Income alone doesn’t ensure financial security for you and your family. Financial security also depends on your ability to handle your financial obligations and to save — even during a rough financial period. The five considerations below can help boost your confidence in your financial security.
Set a Spending Ceiling
If your bank account and wallet are often nearly empty before paydays, you may be overspending and possibly adding some debt when you’re already running short. Setting a spending limit is a practical way to keep your ordinary living costs comfortably below your income. For example, you might allow yourself to spend 90% of your take-home pay (after deducting an amount for retirement savings) and reserve 10% for occasional expenses, such as a vacation, or for recurring obligations like auto insurance.
Build a Reserve
Using a credit card when you have to repair the car or cover another unplanned large expense can make that spending costly and add to your monthly cash flow needs. Instead, gradually build an emergency fund, ideally equal to several months of income, that will let you avoid most forced borrowing. Consider keeping this short-term reserve readily accessible in a money market fund or savings account that you use only for putting out life’s financial fires.
Borrow Wisely
Borrowing is easy, but the subsequent payments can become a prolonged drain on your income. Limit your use of credit cards to an amount you can comfortably pay off each month. Take loans only for major, long-term items like a house, education, or a car.
Obtain Adequate Coverage
The liability limits that are built into your homeowners and auto policies might not be large enough to protect your assets in the event that you are sued. The cost of increasing your policy limits may be very low relative to the security you’d gain. Also, consider an excess liability (or “umbrella”) policy to supplement the covered limits on your homeowners and auto insurance policies. It’s a cost-effective way to protect yourself.
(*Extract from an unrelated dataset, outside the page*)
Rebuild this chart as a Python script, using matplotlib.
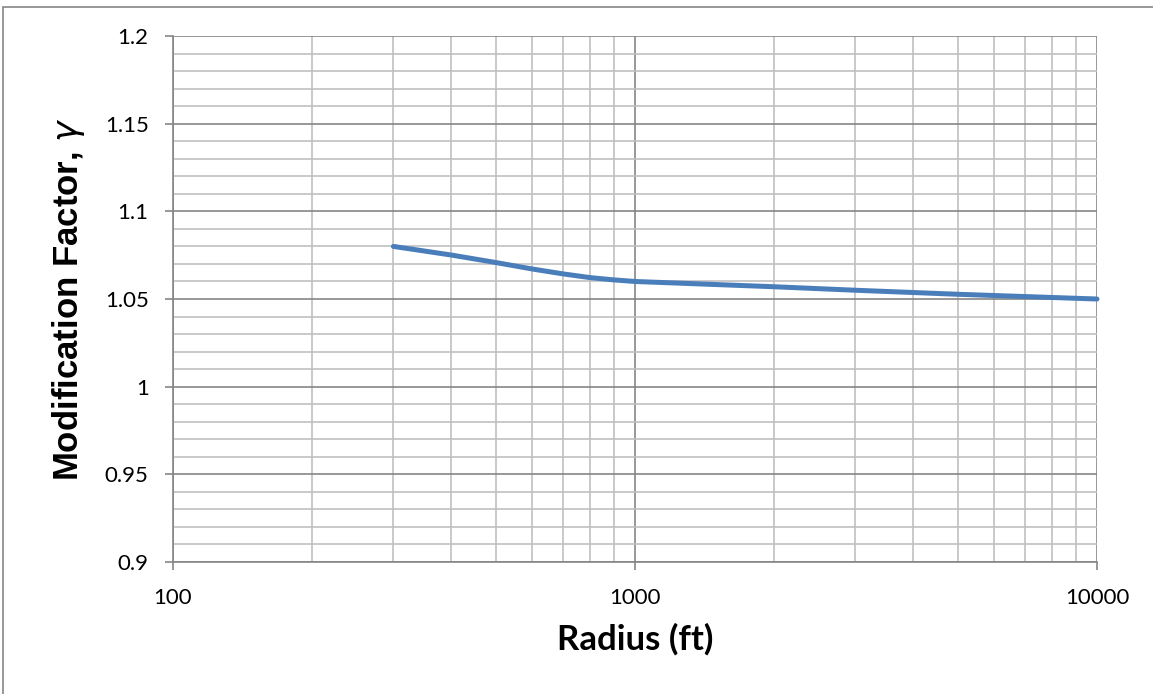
import numpy as np
import matplotlib.pyplot as plt
from matplotlib.patches import Rectangle
from matplotlib.ticker import FixedLocator, NullFormatter, MultipleLocator

# 讀圖估計的資料點
radius = [300, 400, 500, 600, 700, 800, 900, 1000, 2000, 3000, 5000, 10000]
gamma = [1.080, 1.0751, 1.0708, 1.0671, 1.0643, 1.0622, 1.0609, 1.0600,
         1.0570, 1.0550, 1.0527, 1.0500]

x_ticks = [100, 1000, 10000]
x_tick_labels = ["100", "1000", "10000"]
y_ticks = [0.9, 0.95, 1.0, 1.05, 1.1, 1.15, 1.2]
y_tick_labels = ["0.9", "0.95", "1", "1.05", "1.1", "1.15", "1.2"]

fig = plt.figure(figsize=(11.53, 6.94), dpi=100)
ax = fig.add_axes([0.150, 0.1902, 0.8014, 0.7579])

# 外框（Excel 圖表區）
fig.patches.append(Rectangle((3 / 1153, -0.1), 1.2, 1 - 7 / 694 + 0.1,
                             transform=fig.transFigure, fill=False,
                             edgecolor='#868686', linewidth=1.2))

ax.set_xscale('log')
ax.set_xlim(100, 10000)
ax.set_ylim(0.9, 1.2)

ax.xaxis.set_major_locator(FixedLocator(x_ticks))
ax.set_xticklabels(x_tick_labels)
minor_x = [m * d for d in (100, 1000) for m in range(2, 10)]
ax.xaxis.set_minor_locator(FixedLocator(minor_x))
ax.xaxis.set_minor_formatter(NullFormatter())

ax.yaxis.set_major_locator(FixedLocator(y_ticks))
ax.set_yticklabels(y_tick_labels)
ax.yaxis.set_minor_locator(MultipleLocator(0.01))

ax.grid(True, which='minor', color='#c0c0c0', linewidth=1.2)
ax.grid(True, which='major', color='#868686', linewidth=1.2)
ax.set_axisbelow(True)

for s in ['top', 'right']:
    ax.spines[s].set_visible(False)
for s in ['left', 'bottom']:
    ax.spines[s].set_color('#868686')
    ax.spines[s].set_linewidth(1.2)

ax.tick_params(which='major', direction='out', length=5.5, color='#868686',
               width=1.2, labelsize=16)
ax.tick_params(axis='y', pad=12)
ax.tick_params(axis='x', pad=13)
ax.tick_params(which='minor', length=0)
for lab in ax.get_xticklabels() + ax.get_yticklabels():
    lab.set_family(['Lato', 'DejaVu Sans'])

ax.plot(radius, gamma, color='#4a7ebb', linewidth=3.6, solid_capstyle='round',
        clip_on=False, zorder=3)

ax.set_xlabel("Radius (ft)", fontsize=25, fontweight='bold',
              family=['Lato', 'DejaVu Sans'], labelpad=11)
ax.set_ylabel(r"Modification Factor, $\gamma$", fontsize=25, fontweight='bold',
              family=['Liberation Sans', 'DejaVu Sans'], labelpad=13)

fig.savefig("out.png", dpi=100)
Disability coverage also deserves a careful examination. You may have some short- or long-term disability insurance through your job. But, would it replace enough of your pay? Would the qualifying requirements make it hard to collect? For example, find out if your claim could be denied if you’re able to engage in “any occupation,” not necessarily your “own occupation.”
Increase Long-term Assets
Lastly, make sure you regularly invest some part of your income for the long term. Whether you use your employer’s retirement savings plan or another tax-deferred account, the best rule is to start early and keep going for as long as you work.